* [What you should do] For this exercise, write out exactly, and only, the lines running from the line that contains "Recreate this image" through the line that contains "const trendSalacia = [[0, 0.015], [10, 0.724]];".

* [Exercise inputs]
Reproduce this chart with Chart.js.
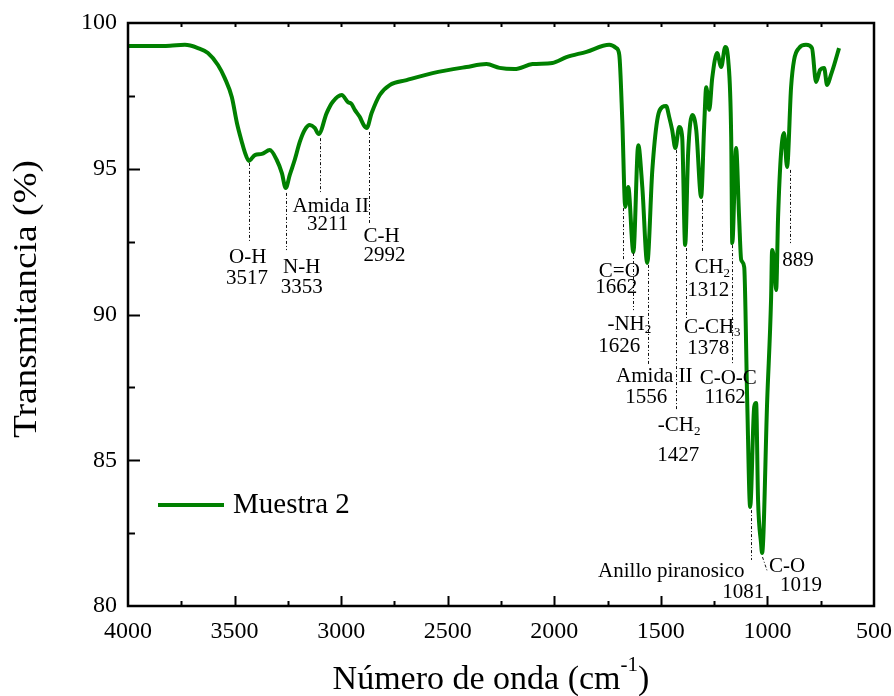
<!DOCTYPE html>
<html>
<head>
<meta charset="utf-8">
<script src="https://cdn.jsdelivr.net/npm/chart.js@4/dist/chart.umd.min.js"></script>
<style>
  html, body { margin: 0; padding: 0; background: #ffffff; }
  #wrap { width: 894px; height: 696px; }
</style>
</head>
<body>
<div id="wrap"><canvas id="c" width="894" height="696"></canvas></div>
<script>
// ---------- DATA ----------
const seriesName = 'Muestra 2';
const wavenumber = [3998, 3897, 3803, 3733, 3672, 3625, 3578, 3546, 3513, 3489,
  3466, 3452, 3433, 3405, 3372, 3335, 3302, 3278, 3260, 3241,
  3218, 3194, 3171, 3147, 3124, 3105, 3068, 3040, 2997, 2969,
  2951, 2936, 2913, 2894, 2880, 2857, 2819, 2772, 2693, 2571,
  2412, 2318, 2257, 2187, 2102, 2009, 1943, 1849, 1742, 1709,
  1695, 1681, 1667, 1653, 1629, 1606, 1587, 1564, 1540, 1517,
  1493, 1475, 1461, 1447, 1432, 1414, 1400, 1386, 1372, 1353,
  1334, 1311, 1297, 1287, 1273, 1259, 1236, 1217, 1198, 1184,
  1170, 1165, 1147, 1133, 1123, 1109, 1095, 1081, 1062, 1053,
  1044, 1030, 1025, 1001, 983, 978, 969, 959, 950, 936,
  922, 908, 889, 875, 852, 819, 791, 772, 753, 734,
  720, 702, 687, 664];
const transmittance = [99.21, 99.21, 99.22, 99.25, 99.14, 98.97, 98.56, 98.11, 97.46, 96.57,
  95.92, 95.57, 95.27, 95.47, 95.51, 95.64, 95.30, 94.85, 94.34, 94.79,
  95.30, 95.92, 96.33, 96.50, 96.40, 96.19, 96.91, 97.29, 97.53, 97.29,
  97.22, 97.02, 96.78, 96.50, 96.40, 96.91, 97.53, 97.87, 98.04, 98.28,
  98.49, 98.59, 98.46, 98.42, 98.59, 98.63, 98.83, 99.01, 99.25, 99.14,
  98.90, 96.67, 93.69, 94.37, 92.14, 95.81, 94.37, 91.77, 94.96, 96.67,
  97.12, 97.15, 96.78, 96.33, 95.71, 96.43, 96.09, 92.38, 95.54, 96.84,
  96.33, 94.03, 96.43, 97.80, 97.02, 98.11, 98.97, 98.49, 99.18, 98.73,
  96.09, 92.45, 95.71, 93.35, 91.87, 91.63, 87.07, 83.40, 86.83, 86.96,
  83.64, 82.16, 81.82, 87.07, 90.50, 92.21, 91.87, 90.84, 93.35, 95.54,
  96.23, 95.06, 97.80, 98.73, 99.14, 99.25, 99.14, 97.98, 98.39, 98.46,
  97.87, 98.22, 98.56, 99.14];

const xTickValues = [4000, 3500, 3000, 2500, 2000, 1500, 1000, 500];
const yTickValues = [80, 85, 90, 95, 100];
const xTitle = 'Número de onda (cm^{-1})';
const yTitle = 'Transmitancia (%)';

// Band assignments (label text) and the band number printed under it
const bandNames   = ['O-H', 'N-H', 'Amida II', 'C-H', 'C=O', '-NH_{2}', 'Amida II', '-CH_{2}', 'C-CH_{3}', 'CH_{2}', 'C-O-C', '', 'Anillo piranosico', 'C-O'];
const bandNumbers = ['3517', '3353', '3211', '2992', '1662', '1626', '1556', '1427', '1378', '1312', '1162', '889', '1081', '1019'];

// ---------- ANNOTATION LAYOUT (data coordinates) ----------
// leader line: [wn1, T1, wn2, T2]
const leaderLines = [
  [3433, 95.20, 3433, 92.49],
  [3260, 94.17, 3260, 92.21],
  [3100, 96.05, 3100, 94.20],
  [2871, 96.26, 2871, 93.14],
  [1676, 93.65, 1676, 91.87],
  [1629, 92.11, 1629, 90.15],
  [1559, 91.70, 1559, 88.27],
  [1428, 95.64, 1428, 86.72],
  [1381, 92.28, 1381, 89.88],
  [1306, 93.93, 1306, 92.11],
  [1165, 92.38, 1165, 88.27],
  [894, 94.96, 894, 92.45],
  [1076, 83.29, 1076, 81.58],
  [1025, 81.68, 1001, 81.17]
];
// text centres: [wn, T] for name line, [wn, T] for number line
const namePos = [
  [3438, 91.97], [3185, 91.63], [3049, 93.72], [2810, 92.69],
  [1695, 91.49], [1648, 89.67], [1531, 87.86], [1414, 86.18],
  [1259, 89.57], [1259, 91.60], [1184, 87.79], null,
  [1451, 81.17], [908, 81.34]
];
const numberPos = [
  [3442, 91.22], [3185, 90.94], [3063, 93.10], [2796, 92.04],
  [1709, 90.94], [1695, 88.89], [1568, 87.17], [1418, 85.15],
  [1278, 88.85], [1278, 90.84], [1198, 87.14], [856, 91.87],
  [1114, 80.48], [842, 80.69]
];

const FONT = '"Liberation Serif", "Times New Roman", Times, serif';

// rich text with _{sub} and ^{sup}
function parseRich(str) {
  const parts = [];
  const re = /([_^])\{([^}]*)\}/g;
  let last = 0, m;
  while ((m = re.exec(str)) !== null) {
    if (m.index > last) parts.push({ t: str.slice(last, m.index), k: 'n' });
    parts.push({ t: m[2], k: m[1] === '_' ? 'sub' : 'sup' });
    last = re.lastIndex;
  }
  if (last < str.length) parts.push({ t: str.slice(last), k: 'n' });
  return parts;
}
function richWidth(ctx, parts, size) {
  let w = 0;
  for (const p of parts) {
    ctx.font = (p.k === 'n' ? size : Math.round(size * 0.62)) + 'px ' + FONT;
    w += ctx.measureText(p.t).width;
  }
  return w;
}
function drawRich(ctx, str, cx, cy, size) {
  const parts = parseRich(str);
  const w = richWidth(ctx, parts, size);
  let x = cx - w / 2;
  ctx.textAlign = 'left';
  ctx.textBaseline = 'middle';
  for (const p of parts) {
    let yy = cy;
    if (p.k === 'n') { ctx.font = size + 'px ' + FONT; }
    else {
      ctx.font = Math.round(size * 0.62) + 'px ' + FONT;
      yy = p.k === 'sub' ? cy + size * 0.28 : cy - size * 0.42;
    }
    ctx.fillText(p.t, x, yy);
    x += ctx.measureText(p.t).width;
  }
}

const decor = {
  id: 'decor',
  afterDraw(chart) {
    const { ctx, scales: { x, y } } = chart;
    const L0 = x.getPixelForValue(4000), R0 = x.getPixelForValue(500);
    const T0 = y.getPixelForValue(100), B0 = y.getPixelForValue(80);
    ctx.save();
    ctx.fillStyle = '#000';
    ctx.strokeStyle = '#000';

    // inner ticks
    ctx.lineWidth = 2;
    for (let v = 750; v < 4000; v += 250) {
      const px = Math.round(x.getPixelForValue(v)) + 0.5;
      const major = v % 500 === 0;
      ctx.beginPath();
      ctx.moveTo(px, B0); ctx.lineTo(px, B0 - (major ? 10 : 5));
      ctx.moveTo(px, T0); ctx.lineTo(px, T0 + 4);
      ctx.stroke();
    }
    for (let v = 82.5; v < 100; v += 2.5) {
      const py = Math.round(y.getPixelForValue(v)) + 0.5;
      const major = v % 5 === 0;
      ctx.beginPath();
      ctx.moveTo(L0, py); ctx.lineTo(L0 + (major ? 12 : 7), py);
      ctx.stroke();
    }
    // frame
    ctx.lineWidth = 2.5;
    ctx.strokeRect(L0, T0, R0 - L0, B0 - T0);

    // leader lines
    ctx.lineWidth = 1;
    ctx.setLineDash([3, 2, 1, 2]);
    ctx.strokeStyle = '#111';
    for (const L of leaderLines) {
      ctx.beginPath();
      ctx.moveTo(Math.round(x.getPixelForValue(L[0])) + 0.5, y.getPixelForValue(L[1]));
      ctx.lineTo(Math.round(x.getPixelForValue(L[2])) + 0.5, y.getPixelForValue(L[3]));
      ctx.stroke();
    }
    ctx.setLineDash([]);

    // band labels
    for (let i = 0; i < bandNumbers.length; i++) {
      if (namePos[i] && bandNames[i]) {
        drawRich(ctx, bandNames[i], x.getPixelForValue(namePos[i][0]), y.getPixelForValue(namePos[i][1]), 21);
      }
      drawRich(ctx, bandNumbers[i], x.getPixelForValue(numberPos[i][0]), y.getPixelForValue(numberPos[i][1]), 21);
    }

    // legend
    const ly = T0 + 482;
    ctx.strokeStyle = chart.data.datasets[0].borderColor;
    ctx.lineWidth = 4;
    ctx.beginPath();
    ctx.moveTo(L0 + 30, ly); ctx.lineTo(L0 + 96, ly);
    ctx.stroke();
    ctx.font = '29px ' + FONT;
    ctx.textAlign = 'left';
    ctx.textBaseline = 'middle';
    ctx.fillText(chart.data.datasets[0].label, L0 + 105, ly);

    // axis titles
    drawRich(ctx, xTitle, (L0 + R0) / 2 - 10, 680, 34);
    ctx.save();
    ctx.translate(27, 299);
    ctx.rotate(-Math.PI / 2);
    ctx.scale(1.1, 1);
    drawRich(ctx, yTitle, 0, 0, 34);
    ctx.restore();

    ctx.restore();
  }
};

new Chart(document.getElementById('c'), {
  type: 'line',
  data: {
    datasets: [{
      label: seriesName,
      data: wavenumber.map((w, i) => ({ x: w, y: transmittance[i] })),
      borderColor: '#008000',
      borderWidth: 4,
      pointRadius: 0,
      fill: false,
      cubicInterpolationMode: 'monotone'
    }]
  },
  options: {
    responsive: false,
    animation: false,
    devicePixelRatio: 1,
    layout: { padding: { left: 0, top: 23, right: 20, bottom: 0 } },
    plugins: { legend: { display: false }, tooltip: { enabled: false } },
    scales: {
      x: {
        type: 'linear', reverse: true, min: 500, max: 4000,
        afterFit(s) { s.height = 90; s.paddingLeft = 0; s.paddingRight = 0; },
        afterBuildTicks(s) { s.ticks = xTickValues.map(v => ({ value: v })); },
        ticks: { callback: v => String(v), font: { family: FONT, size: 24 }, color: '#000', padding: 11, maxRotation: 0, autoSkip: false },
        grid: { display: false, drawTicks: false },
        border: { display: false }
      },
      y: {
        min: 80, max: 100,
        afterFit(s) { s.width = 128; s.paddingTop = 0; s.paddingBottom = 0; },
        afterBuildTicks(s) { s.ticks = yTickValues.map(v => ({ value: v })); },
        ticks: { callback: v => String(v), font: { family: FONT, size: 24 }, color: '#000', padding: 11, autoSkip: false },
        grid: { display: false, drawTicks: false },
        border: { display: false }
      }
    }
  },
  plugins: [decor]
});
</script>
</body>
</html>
==
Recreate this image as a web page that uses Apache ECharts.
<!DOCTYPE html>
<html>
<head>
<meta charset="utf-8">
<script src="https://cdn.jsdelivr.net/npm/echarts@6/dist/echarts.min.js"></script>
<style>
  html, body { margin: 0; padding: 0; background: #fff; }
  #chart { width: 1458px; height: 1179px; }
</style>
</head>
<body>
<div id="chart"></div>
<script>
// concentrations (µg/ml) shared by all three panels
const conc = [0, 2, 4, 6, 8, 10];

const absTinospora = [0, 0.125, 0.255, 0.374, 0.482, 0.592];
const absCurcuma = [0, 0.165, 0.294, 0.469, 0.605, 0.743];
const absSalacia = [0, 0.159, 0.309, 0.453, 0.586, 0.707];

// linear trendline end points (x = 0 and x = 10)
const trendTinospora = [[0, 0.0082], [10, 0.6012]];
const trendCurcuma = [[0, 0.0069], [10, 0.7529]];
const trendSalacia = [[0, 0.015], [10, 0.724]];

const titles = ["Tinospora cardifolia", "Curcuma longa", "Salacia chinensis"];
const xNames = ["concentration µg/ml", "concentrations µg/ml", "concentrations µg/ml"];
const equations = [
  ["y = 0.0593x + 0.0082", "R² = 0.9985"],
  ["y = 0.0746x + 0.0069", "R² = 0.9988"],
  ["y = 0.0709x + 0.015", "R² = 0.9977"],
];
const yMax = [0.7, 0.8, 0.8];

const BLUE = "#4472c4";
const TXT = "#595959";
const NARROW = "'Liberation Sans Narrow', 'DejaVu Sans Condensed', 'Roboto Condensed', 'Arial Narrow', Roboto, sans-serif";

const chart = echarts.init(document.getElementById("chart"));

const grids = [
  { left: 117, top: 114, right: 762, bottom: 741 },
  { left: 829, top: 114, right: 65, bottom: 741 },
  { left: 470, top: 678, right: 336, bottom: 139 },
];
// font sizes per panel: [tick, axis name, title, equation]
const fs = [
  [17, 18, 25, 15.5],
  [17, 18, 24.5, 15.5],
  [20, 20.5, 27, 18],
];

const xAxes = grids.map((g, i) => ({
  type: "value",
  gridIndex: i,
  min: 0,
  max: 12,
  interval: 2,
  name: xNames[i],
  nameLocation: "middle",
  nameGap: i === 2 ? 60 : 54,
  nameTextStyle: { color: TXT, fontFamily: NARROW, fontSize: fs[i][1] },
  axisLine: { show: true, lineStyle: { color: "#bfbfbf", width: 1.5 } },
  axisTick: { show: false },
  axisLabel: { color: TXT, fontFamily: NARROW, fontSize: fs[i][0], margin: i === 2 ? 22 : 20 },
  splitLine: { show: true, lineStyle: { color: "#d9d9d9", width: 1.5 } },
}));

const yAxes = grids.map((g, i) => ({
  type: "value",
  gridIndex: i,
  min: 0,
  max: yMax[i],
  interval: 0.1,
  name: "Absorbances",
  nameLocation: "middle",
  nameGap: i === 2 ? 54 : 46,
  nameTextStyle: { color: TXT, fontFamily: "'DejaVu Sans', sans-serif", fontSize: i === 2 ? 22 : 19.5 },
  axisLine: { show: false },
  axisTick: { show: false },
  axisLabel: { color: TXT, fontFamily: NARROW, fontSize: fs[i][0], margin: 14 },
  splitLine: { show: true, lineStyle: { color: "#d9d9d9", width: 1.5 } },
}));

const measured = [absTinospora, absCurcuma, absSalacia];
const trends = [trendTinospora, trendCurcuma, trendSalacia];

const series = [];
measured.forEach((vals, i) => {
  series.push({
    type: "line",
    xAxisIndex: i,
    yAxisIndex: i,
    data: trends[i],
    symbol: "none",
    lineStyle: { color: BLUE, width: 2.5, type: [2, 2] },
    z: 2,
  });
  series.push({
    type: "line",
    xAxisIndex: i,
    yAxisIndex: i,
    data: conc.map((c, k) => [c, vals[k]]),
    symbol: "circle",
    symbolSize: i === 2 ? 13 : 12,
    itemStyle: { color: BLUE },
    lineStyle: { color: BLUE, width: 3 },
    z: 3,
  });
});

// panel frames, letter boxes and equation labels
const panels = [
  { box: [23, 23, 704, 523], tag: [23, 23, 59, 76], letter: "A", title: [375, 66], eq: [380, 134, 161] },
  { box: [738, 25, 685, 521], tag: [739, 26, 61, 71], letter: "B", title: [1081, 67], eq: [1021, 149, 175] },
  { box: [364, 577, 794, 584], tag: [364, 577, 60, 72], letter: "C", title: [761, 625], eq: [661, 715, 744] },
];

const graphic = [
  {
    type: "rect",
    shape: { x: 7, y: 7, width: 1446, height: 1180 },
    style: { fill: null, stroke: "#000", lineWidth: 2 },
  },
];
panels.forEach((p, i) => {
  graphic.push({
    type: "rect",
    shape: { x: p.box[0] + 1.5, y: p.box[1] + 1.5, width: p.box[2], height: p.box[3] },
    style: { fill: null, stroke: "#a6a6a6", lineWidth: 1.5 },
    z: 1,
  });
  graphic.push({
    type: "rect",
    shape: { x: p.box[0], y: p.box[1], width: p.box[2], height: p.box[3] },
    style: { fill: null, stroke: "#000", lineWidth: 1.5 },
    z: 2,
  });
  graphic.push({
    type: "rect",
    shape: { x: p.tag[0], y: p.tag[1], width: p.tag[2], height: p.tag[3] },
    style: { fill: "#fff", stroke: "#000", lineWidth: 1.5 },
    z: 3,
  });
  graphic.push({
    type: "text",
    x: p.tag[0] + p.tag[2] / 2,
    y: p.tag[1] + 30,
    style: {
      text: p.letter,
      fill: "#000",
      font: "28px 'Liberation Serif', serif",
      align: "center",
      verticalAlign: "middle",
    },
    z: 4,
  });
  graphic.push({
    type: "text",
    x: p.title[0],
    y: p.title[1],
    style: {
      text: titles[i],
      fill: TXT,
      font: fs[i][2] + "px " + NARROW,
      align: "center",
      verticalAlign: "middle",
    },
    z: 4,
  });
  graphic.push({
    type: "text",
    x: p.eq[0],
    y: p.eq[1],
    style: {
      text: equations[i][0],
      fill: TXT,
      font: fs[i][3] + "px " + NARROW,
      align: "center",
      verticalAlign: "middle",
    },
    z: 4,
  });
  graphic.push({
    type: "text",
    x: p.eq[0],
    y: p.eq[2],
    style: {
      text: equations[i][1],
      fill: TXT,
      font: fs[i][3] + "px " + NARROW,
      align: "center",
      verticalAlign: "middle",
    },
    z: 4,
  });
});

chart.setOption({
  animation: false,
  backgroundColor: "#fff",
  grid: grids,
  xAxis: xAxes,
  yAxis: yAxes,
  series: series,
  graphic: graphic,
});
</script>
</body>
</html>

* [Full answer]
Recreate this image as a web page that uses Apache ECharts.
<!DOCTYPE html>
<html>
<head>
<meta charset="utf-8">
<script src="https://cdn.jsdelivr.net/npm/echarts@6/dist/echarts.min.js"></script>
<style>
  html, body { margin: 0; padding: 0; background: #fff; }
  #chart { width: 1458px; height: 1179px; }
</style>
</head>
<body>
<div id="chart"></div>
<script>
// concentrations (µg/ml) shared by all three panels
const conc = [0, 2, 4, 6, 8, 10];

const absTinospora = [0, 0.125, 0.255, 0.374, 0.482, 0.592];
const absCurcuma = [0, 0.165, 0.294, 0.469, 0.605, 0.743];
const absSalacia = [0, 0.159, 0.309, 0.453, 0.586, 0.707];

// linear trendline end points (x = 0 and x = 10)
const trendTinospora = [[0, 0.0082], [10, 0.6012]];
const trendCurcuma = [[0, 0.0069], [10, 0.7529]];
const trendSalacia = [[0, 0.015], [10, 0.724]];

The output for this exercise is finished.